Despite the shoddy plot, the indifferent writing, the absence of ideas, and Vodihn's bizarrely Asiatic notion of Rwanda, there are a handful of scenes that almost achieve liftoff. There's the honestly sweet moment when Simon takes Juliette to a poetry reading and Juliette apprehends, for the first time, the power of the English written word. There's the moment when Juliette lights candles for her fallen family members, eulogizing each in turn. It's sickeningly sentimental and over-the-top, but so what? If you're going to get weepy about anything, it might as well be genocide.
Most affecting is the play's last scene. Addressing a conference, Juliette reads an excerpt from her recently-completed memoir, describing Rwanda as a sort of paradise "The Land of a Thousand Hills." As she does so (in a thick Japanese accent), the South African vocal group Ladysmith Black Mambazo begins playing over the speakers, and the formerly monochromatic set lights up in bright greens and yellows you can see the land she's describing, back-projected against the set.

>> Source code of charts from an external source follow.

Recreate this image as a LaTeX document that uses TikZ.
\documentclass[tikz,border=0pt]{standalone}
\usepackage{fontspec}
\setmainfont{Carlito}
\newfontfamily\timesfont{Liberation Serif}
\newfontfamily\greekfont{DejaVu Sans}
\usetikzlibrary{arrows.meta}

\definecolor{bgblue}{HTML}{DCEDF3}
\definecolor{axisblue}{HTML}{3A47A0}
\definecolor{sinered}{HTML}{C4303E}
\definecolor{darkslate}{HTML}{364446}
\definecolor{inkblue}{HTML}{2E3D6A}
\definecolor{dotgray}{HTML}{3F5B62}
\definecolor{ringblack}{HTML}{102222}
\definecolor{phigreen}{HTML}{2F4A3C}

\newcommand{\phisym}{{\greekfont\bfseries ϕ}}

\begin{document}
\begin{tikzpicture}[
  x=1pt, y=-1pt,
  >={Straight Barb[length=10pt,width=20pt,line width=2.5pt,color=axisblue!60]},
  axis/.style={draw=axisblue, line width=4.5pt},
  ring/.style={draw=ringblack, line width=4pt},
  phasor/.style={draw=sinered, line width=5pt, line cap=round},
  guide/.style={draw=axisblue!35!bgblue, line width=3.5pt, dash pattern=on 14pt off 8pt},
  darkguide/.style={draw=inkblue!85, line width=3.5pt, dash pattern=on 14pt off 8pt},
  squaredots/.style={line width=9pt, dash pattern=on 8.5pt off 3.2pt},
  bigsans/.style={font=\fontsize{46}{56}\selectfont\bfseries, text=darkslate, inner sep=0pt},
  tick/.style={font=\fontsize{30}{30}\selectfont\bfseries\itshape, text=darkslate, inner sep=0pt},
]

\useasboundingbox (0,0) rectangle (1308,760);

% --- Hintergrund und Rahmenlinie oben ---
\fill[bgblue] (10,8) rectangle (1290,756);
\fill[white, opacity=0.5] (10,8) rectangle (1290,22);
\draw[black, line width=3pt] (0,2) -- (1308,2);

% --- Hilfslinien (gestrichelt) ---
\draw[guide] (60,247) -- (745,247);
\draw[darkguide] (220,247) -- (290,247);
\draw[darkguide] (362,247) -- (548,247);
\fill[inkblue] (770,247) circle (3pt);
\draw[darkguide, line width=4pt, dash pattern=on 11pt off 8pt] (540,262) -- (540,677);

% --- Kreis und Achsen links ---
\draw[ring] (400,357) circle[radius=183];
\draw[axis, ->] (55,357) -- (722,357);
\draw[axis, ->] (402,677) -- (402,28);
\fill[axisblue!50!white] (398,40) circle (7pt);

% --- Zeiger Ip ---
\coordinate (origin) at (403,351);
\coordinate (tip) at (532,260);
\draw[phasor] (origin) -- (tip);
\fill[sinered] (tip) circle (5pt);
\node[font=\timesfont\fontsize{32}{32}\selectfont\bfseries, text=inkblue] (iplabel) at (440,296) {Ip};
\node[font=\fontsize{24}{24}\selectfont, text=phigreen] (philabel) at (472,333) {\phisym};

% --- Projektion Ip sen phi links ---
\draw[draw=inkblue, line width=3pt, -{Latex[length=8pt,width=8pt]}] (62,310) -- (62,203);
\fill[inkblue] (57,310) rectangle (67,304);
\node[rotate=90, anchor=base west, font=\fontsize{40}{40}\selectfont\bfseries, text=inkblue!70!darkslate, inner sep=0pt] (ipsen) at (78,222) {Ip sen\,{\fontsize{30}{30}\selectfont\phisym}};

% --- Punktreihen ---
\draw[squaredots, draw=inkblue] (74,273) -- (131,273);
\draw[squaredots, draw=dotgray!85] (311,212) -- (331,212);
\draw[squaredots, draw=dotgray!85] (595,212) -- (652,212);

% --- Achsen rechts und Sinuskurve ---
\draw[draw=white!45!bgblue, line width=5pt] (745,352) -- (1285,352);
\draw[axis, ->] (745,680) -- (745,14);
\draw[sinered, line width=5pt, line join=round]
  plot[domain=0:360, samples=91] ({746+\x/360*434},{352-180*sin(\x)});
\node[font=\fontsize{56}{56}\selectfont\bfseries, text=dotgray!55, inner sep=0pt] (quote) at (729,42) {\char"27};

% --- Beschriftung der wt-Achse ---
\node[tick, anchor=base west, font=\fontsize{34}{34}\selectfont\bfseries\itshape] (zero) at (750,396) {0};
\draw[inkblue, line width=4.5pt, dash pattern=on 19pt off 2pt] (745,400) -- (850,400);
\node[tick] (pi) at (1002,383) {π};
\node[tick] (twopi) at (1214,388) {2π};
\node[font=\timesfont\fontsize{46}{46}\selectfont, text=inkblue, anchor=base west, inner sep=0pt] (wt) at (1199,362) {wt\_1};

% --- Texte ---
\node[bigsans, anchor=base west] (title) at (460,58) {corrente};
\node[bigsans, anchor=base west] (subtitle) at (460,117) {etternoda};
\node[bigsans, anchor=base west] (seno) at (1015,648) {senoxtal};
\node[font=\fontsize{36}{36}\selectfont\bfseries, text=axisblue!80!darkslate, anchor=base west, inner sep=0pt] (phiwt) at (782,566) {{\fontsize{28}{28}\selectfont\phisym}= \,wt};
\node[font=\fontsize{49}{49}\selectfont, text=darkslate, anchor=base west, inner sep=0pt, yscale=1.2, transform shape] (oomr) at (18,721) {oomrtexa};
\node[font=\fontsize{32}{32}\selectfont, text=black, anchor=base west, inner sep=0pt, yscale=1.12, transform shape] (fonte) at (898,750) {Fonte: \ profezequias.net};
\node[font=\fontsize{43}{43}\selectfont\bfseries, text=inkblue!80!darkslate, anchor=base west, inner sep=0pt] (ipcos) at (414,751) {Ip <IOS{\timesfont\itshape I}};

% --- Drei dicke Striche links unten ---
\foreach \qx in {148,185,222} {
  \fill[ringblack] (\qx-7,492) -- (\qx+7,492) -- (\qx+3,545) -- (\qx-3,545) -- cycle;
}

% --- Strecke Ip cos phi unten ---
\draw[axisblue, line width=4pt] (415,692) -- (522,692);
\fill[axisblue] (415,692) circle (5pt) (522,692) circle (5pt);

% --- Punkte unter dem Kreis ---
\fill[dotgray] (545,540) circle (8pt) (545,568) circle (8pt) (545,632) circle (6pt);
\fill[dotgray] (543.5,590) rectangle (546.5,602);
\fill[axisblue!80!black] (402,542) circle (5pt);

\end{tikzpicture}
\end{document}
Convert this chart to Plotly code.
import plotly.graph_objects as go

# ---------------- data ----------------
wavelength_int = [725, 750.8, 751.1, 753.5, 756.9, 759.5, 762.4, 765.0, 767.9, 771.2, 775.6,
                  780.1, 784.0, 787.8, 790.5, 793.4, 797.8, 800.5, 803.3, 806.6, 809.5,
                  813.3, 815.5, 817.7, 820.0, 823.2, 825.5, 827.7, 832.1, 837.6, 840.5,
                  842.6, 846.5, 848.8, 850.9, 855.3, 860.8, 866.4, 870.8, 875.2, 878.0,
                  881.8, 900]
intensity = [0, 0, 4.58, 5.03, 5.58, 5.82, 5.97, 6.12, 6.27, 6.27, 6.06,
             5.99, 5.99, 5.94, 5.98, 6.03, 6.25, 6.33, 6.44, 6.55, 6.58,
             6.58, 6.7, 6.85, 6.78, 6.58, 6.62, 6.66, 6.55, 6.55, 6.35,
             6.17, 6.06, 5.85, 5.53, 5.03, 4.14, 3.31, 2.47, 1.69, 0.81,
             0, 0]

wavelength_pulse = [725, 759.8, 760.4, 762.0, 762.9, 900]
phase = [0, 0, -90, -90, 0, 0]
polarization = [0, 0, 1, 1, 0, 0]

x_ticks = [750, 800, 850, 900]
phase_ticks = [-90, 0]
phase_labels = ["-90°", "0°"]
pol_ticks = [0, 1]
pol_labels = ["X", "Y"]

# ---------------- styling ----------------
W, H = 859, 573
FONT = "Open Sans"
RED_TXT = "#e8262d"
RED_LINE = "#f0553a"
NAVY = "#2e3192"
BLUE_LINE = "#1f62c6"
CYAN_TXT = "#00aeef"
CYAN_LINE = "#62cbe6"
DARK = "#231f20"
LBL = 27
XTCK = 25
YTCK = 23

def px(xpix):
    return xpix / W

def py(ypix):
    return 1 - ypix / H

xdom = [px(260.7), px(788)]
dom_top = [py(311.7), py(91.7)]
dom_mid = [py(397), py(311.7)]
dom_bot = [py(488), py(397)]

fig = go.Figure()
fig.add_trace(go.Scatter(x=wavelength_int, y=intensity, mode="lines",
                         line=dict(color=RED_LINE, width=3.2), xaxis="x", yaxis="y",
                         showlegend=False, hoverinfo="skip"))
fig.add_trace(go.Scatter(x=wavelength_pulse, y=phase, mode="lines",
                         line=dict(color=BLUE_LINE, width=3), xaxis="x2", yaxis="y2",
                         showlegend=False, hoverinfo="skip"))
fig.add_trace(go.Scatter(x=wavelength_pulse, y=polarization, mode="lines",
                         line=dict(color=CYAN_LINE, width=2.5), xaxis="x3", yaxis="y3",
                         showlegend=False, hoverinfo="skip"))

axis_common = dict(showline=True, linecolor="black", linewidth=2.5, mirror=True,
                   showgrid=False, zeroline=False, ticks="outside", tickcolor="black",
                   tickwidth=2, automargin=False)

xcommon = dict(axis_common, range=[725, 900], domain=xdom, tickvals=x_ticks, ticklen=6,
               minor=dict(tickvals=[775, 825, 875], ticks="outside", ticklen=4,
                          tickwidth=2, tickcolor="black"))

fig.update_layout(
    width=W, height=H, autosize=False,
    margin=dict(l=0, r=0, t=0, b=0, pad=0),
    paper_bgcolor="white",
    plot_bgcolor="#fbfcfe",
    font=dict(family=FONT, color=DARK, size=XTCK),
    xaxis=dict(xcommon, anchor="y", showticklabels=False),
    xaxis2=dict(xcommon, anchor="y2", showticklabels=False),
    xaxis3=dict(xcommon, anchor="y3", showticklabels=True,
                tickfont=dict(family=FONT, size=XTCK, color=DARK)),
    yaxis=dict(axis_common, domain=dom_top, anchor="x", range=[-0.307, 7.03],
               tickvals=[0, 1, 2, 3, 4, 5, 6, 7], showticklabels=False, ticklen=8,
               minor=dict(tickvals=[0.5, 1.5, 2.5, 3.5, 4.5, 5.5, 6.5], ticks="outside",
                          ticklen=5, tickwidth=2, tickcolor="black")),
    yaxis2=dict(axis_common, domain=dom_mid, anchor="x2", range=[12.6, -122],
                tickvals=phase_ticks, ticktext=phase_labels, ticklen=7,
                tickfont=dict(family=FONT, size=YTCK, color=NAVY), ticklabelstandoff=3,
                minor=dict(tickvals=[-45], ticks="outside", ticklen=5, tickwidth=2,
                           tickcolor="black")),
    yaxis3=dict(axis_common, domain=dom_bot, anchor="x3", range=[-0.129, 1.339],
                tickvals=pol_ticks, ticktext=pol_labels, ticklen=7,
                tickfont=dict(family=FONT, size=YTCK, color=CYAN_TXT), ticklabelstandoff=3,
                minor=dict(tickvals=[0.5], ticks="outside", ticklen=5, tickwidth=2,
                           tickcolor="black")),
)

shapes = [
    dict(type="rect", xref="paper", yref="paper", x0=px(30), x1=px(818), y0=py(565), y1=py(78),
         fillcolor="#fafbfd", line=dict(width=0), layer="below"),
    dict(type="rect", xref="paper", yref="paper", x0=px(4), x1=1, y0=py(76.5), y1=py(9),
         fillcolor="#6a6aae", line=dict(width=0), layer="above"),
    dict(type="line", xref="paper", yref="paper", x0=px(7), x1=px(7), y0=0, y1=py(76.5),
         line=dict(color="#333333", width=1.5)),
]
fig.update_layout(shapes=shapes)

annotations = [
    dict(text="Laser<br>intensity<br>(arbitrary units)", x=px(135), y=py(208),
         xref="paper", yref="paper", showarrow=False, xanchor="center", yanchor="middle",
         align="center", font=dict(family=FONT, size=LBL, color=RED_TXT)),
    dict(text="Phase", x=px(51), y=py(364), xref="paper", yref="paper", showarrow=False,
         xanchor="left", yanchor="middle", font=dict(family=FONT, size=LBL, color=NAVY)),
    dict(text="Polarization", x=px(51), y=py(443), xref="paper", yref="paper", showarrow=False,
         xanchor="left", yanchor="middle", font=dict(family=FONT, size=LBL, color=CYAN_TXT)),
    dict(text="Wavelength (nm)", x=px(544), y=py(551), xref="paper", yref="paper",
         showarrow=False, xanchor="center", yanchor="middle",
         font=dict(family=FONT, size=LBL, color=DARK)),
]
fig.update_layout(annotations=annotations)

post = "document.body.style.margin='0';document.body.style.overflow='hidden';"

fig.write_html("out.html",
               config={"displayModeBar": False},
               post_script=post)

It's a dramatic moment, especially after all the gloom and awfulness, and watching it you begin to get a sense of the story that could have been told here. This could have been a story about the terrible things human beings do to each other; it could have been a story about how beautiful life was before they began doing those things to each other in Rwanda.
Hell, it could even have been a story about the redeeming power of art.